• **Data for this task**
....................
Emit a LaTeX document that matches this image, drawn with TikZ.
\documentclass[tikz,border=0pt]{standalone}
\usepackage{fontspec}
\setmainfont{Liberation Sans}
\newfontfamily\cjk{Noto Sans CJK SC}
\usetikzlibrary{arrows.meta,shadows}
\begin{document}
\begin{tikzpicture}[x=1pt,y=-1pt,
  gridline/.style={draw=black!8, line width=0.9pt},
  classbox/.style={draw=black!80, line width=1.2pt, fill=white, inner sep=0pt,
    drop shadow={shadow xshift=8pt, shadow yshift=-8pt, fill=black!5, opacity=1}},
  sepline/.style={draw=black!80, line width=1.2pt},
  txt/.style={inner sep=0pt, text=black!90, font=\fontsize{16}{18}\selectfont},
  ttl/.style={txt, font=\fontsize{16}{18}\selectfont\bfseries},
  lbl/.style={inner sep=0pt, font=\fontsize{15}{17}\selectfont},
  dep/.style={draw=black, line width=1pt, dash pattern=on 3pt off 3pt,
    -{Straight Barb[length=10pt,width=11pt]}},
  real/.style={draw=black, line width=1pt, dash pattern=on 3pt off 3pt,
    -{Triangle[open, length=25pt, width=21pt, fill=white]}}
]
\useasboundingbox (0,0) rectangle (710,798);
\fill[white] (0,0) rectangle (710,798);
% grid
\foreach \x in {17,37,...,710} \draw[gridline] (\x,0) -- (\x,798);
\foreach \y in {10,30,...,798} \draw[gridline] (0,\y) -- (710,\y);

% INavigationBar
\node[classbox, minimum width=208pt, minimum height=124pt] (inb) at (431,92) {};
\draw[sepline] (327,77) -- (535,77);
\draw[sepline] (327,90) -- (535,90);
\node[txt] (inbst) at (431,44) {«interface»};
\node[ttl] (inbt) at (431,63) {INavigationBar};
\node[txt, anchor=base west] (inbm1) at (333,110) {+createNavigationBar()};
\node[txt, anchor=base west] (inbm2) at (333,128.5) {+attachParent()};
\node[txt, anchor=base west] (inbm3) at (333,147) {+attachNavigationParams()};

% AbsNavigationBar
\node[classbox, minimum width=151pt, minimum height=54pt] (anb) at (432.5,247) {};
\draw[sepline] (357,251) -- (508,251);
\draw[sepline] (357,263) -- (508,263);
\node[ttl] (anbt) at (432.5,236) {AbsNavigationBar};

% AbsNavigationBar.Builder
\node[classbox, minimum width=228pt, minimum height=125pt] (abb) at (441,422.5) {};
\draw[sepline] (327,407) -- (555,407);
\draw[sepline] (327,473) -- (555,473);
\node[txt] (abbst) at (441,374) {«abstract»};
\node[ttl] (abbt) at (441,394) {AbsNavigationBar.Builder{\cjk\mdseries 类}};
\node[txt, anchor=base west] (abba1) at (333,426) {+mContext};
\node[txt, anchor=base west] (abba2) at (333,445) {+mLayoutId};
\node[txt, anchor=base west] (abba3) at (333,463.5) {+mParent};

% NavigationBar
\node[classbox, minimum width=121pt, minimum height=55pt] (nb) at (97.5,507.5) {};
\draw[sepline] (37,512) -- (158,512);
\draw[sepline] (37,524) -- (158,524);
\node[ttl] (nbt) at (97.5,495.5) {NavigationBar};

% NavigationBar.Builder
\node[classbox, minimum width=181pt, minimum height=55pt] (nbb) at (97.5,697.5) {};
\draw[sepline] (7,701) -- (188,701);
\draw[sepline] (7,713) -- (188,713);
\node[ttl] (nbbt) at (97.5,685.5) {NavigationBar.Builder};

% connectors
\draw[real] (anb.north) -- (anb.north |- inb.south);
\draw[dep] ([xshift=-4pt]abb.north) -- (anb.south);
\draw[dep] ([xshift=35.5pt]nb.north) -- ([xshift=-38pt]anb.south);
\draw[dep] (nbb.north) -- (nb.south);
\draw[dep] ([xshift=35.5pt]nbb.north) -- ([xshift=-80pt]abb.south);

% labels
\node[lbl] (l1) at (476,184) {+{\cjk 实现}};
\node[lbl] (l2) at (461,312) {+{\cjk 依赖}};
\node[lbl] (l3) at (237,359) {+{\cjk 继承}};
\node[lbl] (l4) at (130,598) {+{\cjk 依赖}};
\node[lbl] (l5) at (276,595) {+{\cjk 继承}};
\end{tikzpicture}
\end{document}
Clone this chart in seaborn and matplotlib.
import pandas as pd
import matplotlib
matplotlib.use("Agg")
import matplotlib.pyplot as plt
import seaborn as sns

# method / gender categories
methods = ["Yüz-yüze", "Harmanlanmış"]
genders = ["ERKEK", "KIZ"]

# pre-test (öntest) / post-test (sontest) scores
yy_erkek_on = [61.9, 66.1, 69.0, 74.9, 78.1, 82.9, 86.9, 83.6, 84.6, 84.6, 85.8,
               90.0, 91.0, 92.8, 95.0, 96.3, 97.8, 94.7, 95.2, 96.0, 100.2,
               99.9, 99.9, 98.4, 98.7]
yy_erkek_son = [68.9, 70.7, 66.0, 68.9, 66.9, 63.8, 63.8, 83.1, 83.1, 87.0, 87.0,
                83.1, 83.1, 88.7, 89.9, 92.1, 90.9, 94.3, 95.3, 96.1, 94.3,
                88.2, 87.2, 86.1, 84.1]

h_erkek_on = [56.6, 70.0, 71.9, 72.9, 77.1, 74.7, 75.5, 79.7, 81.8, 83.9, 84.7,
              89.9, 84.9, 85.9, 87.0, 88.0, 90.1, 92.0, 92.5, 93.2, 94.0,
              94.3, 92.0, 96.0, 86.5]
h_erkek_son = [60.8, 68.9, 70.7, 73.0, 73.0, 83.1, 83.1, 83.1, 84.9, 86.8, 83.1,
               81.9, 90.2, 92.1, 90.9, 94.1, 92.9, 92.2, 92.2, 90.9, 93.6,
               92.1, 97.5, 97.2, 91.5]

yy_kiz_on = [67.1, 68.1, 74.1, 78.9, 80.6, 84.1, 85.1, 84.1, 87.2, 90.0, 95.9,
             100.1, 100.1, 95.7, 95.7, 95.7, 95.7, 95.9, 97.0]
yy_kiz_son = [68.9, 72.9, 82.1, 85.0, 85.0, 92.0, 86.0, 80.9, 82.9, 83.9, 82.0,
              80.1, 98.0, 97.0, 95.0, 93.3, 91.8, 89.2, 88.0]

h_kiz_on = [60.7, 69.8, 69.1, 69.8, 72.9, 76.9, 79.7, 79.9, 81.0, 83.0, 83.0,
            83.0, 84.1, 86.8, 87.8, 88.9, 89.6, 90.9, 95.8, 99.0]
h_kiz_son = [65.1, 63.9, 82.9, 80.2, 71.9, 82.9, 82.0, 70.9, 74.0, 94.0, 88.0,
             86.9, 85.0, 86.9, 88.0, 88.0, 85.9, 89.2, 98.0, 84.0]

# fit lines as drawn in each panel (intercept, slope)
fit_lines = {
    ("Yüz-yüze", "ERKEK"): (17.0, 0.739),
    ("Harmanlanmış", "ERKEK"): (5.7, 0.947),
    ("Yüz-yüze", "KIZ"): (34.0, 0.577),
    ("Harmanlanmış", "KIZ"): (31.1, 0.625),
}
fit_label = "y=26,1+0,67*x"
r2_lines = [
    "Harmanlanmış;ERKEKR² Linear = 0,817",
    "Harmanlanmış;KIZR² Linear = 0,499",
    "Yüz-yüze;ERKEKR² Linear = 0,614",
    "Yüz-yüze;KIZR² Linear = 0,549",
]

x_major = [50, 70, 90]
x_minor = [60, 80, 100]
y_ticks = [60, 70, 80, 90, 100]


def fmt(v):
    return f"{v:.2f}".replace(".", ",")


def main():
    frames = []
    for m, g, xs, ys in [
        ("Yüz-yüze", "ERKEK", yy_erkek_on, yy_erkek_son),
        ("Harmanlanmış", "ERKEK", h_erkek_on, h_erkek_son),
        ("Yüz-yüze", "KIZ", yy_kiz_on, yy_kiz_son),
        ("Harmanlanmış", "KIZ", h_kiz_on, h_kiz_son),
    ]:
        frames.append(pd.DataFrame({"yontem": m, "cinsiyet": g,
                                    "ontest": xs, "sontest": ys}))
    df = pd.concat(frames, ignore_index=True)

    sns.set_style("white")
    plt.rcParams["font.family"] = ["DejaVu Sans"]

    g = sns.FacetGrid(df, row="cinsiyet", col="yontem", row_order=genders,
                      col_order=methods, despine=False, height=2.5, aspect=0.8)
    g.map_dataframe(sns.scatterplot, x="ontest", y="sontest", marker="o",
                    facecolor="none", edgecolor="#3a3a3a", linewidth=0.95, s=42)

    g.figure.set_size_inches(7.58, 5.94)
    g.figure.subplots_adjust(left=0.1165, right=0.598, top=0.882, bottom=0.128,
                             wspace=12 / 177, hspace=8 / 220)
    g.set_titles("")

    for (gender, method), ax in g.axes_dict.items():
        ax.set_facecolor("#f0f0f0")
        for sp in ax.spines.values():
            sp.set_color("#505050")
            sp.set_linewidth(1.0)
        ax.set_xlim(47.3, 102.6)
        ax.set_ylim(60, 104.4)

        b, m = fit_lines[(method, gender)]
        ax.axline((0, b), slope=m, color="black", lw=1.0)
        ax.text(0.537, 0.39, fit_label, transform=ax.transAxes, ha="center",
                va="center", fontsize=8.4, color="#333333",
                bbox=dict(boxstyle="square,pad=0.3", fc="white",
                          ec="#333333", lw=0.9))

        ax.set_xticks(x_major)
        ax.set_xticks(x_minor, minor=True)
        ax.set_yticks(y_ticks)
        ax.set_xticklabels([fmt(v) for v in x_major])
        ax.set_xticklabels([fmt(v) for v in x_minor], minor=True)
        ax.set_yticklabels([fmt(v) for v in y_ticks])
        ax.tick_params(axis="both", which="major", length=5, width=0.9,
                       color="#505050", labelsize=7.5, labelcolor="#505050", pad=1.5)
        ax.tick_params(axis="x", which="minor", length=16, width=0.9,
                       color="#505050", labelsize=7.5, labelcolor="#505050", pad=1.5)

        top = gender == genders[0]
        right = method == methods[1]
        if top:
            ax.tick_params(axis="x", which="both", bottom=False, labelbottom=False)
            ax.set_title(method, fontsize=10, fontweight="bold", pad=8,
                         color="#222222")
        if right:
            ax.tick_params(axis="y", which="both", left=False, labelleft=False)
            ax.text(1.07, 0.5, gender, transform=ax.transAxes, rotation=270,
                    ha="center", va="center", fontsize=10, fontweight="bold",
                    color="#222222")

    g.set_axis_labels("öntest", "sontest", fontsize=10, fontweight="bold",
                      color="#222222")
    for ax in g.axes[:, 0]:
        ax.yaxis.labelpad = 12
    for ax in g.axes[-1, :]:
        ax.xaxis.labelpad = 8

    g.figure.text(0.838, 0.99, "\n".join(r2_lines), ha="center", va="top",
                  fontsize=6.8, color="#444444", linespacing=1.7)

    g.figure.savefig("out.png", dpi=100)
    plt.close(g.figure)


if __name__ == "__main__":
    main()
....................
• **Given task**
The answer should consist of the lines from the first line of the entries through the line with "(0,\y) -- (710,\y);", copied exactly.

• **Problem solution**
Emit a LaTeX document that matches this image, drawn with TikZ.
\documentclass[tikz,border=0pt]{standalone}
\usepackage{fontspec}
\setmainfont{Liberation Sans}
\newfontfamily\cjk{Noto Sans CJK SC}
\usetikzlibrary{arrows.meta,shadows}
\begin{document}
\begin{tikzpicture}[x=1pt,y=-1pt,
  gridline/.style={draw=black!8, line width=0.9pt},
  classbox/.style={draw=black!80, line width=1.2pt, fill=white, inner sep=0pt,
    drop shadow={shadow xshift=8pt, shadow yshift=-8pt, fill=black!5, opacity=1}},
  sepline/.style={draw=black!80, line width=1.2pt},
  txt/.style={inner sep=0pt, text=black!90, font=\fontsize{16}{18}\selectfont},
  ttl/.style={txt, font=\fontsize{16}{18}\selectfont\bfseries},
  lbl/.style={inner sep=0pt, font=\fontsize{15}{17}\selectfont},
  dep/.style={draw=black, line width=1pt, dash pattern=on 3pt off 3pt,
    -{Straight Barb[length=10pt,width=11pt]}},
  real/.style={draw=black, line width=1pt, dash pattern=on 3pt off 3pt,
    -{Triangle[open, length=25pt, width=21pt, fill=white]}}
]
\useasboundingbox (0,0) rectangle (710,798);
\fill[white] (0,0) rectangle (710,798);
% grid
\foreach \x in {17,37,...,710} \draw[gridline] (\x,0) -- (\x,798);
\foreach \y in {10,30,...,798} \draw[gridline] (0,\y) -- (710,\y);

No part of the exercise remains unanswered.